D’altronde, osserva la Corte, la norma deve essere sottoposta ad una lettura costituzionalmente orientata che comporta che in qualsiasi campo del diritto un giudizio di responsabilità non si ferma alla sola verifica dell’esistenza del fatto, ma anche all’analisi della sua antigiuridicità e alla sua imputabilità all’agente che lo ha commesso.
In conclusione rimane un altro punto dolente che nemmeno l’interpretazione costituzionalmente orientata della norma può risolvere: l’impossibilità per il Giudice di effettuare un giudizio di proporzionalità tra illecito disciplinare commesso e sanzione irrogata. Se il fatto sussiste, ha carattere antigiuridico ed imputabile il lavoratore potrà solamente ottenere una tutela indennitaria, ma mai una tutela reintegratoria.
L’impossibilità di valutare la proporzione tra illecito disciplinare e sanzione comminata è in netto contrasto con l’art 4 Cost. come stabilito anche dalla Corte Costituzionale, la quale nel punto 9 della sent. n. 60 del 1991 ha affermato “il diritto a non essere estromesso dal lavoro ingiustamente o irragionevolmente” e nella sentenza 541 del 2000 e nell’ordinanza n. 56 del 2006 a “non subire un licenziamento pretestuoso”.
Le critiche sin qui esposte sono state recentemente riaffermate dalla sentenza della Corte Costituzionale dell’11 novembre 2018 che, come noto, ha dichiarato incostituzionale la parte dell’art. 3 comma 1 del Dlgs 23/2015 che prevede che la tutela indennitaria sia esclusivamente parametrata all’anzianità di servizio.
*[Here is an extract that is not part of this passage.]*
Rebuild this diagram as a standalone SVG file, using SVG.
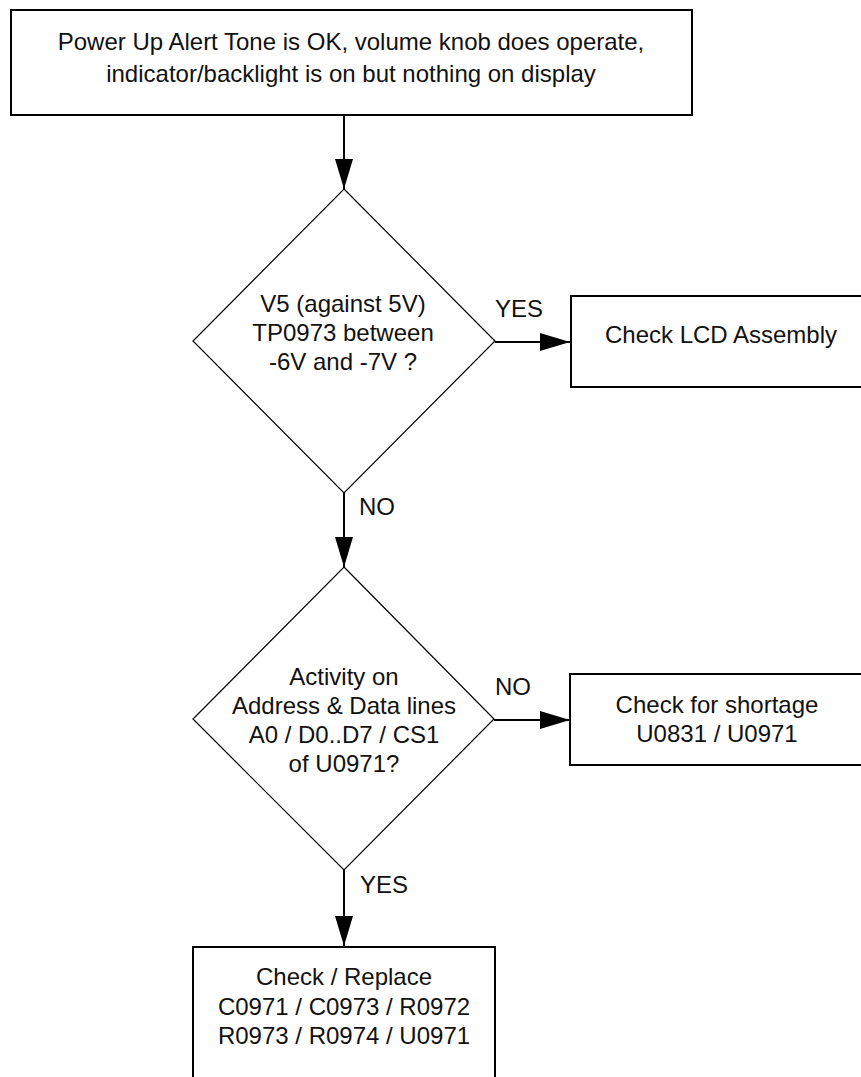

La Corte ha mostrato di ritenere che rigidi automatismi legislativi possano portare ad un’insufficiente tutela per il contraente debole – il lavoratore- che può essere garantito solamente mediante sanzioni a carico del datore che abbiano un’effettiva finalità deterrente rispetto a comportamenti arbitrari di quest’ultimo. E per chiudere il discorso, inutile girarci intorno, l’unico deterrente volto a prevenire licenziamenti pretestuosi è la reintegrazione che costituisce il solo rimedio volto a garantire non solo la sfera economica, ma anche la dignità del lavoratore estromesso senza un effettivo valido motivo dal luogo di lavoro.